=== Material ===
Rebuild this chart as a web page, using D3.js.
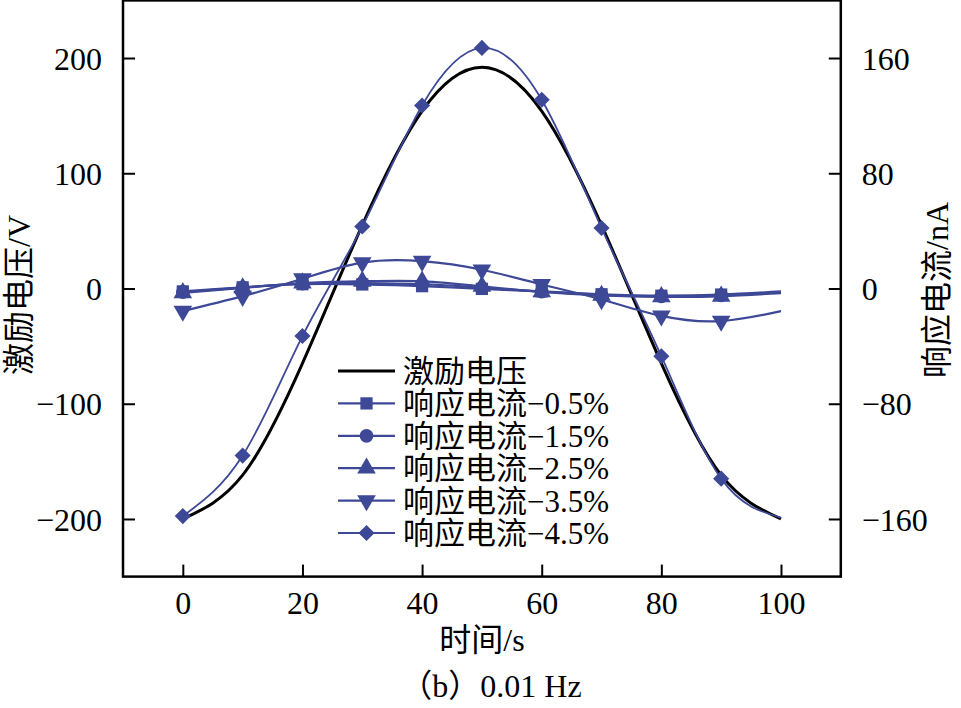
<!DOCTYPE html>
<html>
<head>
<meta charset="utf-8">
<script src="https://cdn.jsdelivr.net/npm/d3@7/dist/d3.min.js"></script>
<style>
  html, body { margin: 0; padding: 0; background: #fff; }
  svg text { font-family: "Liberation Serif", "Noto Sans CJK SC", serif; fill: #000; }
</style>
</head>
<body>
<svg id="chart" width="961" height="708"></svg>
<script>
// ---- data ----
const time = [0, 10, 20, 30, 40, 50, 60, 70, 80, 90, 100];
const voltage = [-200, -162, -65, 55, 154, 192, 154, 55, -65, -162, -200];          // V, left axis
const current05 = [-2, 0.8, 3, 2.8, 1.6, -0.3, -2, -4, -5, -4.2, -2];               // nA, right axis
const current15 = [-2.5, 0.6, 3.4, 3.8, 3, 0.5, -2.2, -4.4, -5.4, -4.8, -2.6];
const current25 = [-3, 0.4, 3.8, 5, 5, 1.5, -2.4, -4.8, -5.8, -5.4, -3.2];
const current35 = [-15.7, -5.3, 6.8, 18, 19, 13, 2.8, -7.6, -19, -22.6, -15.7];
const current45 = [-158, -116, -33, 43, 127, 167, 131, 42, -47, -132, -159];
const markerShown = 10; // markers at first 10 points (0..90)

const seriesNames = ["激励电压", "响应电流−0.5%", "响应电流−1.5%", "响应电流−2.5%", "响应电流−3.5%", "响应电流−4.5%"];
const xTicks = [0, 20, 40, 60, 80, 100];
const yLeftTicks = [-200, -100, 0, 100, 200];
const yRightTicks = [-160, -80, 0, 80, 160];
const xTitle = "时间/s";
const yLeftTitle = "激励电压/V";
const yRightTitle = "响应电流/nA";
const caption = "（b）0.01 Hz";

// ---- layout ----
const svg = d3.select("#chart");
const pL = 123, pR = 840.8, pT = 0.4, pB = 576.6;
const x = d3.scaleLinear().domain([-10, 110]).range([pL, pR]);
const yL = d3.scaleLinear().domain([-250, 250]).range([pB, pT]);
const yR = d3.scaleLinear().domain([-200, 200]).range([pB, pT]);
const blue = "#3d4896";
const fs = 32;
const fmt = v => (v < 0 ? "\u2212" + Math.abs(v) : String(v));

const currents = [
  { vals: current05, sym: d3.symbolSquare, size: 150, rot: 0, w: 2.2 },
  { vals: current15, sym: d3.symbolCircle, size: 150, rot: 0, w: 2.2 },
  { vals: current25, sym: d3.symbolTriangle, size: 150, rot: 0, w: 2.2 },
  { vals: current35, sym: d3.symbolTriangle, size: 150, rot: 180, w: 2.2 },
  { vals: current45, sym: d3.symbolSquare, size: 130, rot: 45, w: 1.8 }
];

const lineL = d3.line().x((d, i) => x(time[i])).y(d => yL(d)).curve(d3.curveNatural);
const lineR = d3.line().x((d, i) => x(time[i])).y(d => yR(d)).curve(d3.curveNatural);

svg.append("path").attr("d", lineL(voltage)).attr("fill", "none")
  .attr("stroke", "#000").attr("stroke-width", 3);

currents.forEach(s => {
  svg.append("path").attr("d", lineR(s.vals)).attr("fill", "none")
    .attr("stroke", blue).attr("stroke-width", s.w);
});
currents.forEach(s => {
  const sym = d3.symbol().type(s.sym).size(s.size);
  svg.append("g").selectAll("path").data(s.vals.slice(0, markerShown)).join("path")
    .attr("d", sym)
    .attr("fill", blue)
    .attr("transform", (d, i) => `translate(${x(time[i])},${yR(d)}) rotate(${s.rot})`);
});

// frame
svg.append("rect").attr("x", pL).attr("y", pT).attr("width", pR - pL).attr("height", pB - pT)
  .attr("fill", "none").attr("stroke", "#000").attr("stroke-width", 2.5);

// axes with inward ticks
const tl = 12;
const axB = svg.append("g").attr("transform", `translate(0,${pB})`)
  .call(d3.axisBottom(x).tickValues(xTicks).tickSizeInner(-tl).tickSizeOuter(0).tickPadding(tl + 3).tickFormat(fmt));
const axL = svg.append("g").attr("transform", `translate(${pL},0)`)
  .call(d3.axisLeft(yL).tickValues(yLeftTicks).tickSizeInner(-tl).tickSizeOuter(0).tickPadding(tl + 9).tickFormat(fmt));
const axR = svg.append("g").attr("transform", `translate(${pR},0)`)
  .call(d3.axisRight(yR).tickValues(yRightTicks).tickSizeInner(-tl).tickSizeOuter(0).tickPadding(tl + 9).tickFormat(fmt));
[axB, axL, axR].forEach(a => {
  a.select(".domain").remove();
  a.selectAll(".tick line").attr("stroke", "#000").attr("stroke-width", 2);
  a.selectAll(".tick text").attr("font-size", fs).attr("font-family", "Liberation Serif, serif").attr("fill", "#000");
});
axL.selectAll(".tick text").attr("dy", "0.35em");
axR.selectAll(".tick text").attr("dy", "0.35em");
axB.selectAll(".tick text").attr("dy", "0.71em");

// titles
svg.append("text").attr("x", 482).attr("y", 651).attr("text-anchor", "middle").attr("font-size", fs).text(xTitle);
svg.append("text").attr("x", 491).attr("y", 697).attr("text-anchor", "middle").attr("font-size", fs).text(caption);
svg.append("text").attr("transform", "translate(30,295) rotate(-90)").attr("text-anchor", "middle")
  .attr("font-size", fs).text(yLeftTitle);
svg.append("text").attr("transform", "translate(948,290) rotate(-90)").attr("text-anchor", "middle")
  .attr("font-size", fs).text(yRightTitle);

// legend
const legY0 = 371, legDy = 32.4, lx0 = 338, lx1 = 395, tx = 403, lfs = 31;
seriesNames.forEach((name, k) => {
  const yy = legY0 + k * legDy;
  const g = svg.append("g");
  if (k === 0) {
    g.append("line").attr("x1", lx0).attr("x2", lx1).attr("y1", yy).attr("y2", yy)
      .attr("stroke", "#000").attr("stroke-width", 3);
  } else {
    const s = currents[k - 1];
    g.append("line").attr("x1", lx0).attr("x2", lx1).attr("y1", yy).attr("y2", yy)
      .attr("stroke", blue).attr("stroke-width", 2.2);
    g.append("path").attr("d", d3.symbol().type(s.sym).size(s.size)())
      .attr("fill", blue).attr("transform", `translate(${(lx0 + lx1) / 2},${yy}) rotate(${s.rot})`);
  }
  g.append("text").attr("x", tx).attr("y", yy + 11).attr("font-size", lfs).text(name);
});
</script>
</body>
</html>
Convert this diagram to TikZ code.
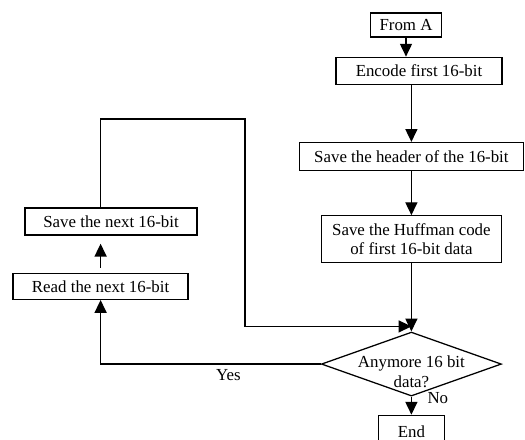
\documentclass[tikz,border=0pt]{standalone}
\usepackage{fontspec}
\setmainfont{Liberation Serif}
\usetikzlibrary{arrows.meta,positioning,shapes.geometric}

\tikzset{
  block/.style={draw, line width=.9pt, inner sep=2pt, align=center},
  decision/.style={draw, diamond, line width=.9pt, inner sep=0pt,
    minimum width=4.5cm, minimum height=1.6cm},
}

\begin{document}
\begin{tikzpicture}[line width=.9pt, >={Triangle[length=.32cm,width=.3cm]},
  font=\fontsize{12}{14}\selectfont]
\useasboundingbox (0,0) rectangle (13.125,-11);

% right column
\node [block, minimum width=1.775cm, minimum height=.6cm] (fromA) at (10.15,-.625) {From A};
\node [block, below=.475cm of fromA, xshift=.325cm, minimum width=4.15cm, minimum height=.675cm] (encode) {Encode first 16-bit};
\node [block, below=1.425cm of encode, xshift=-.19cm, minimum width=5.6cm, minimum height=.7cm] (header) {Save the header of the 16-bit};
\node [block, below=1.1cm of header, minimum width=4.5cm, minimum height=1.175cm] (huff) {Save the Huffman code\\of first 16-bit data};
\node [decision, below=1.7cm of huff] (dec) {};
\node [align=center, inner sep=0pt] (dectext) at ([yshift=-.2cm]dec.center) {Anymore 16 bit\\data?};
\node [block, below=.45cm of dec, minimum width=1.65cm, minimum height=.8cm] (end) {End};

% left column
\node [block, minimum width=4.3cm, minimum height=.675cm] (savenext) at (2.775,-5.54) {Save the next 16-bit};
\node [block, below=.925cm of savenext, xshift=-.26cm, minimum width=4.375cm, minimum height=.65cm] (readnext) {Read the next 16-bit};

\coordinate (loopR) at (6.125,-2.975);
\coordinate [above=.125cm of dec.north] (join);

\draw [->] (fromA.south) -- (fromA.south |- encode.north);
\draw [->] (encode.south -| header.south) -- (header.north);
\draw [->] (header.south) -- (huff.north);
\draw [->] (huff.south) -- (dec.north);
\draw [->] (dec.south) -- node [pos=.05, right=.27cm] (no) {No} (end.north);

\draw [->, shorten <=.12cm, shorten >=.2cm] (readnext.north) -- (readnext.north |- savenext.south);
\draw [->] (readnext.north |- savenext.north) |- (loopR) |- (join);
\draw [->] (dec.west) -| node [pos=.21, below] (yes) {Yes} (readnext.south);

\end{tikzpicture}
\end{document}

=== What you will do ===
Lines containing "chart" are to be counted. State the total and add nothing.

=== Answer for this exercise ===
3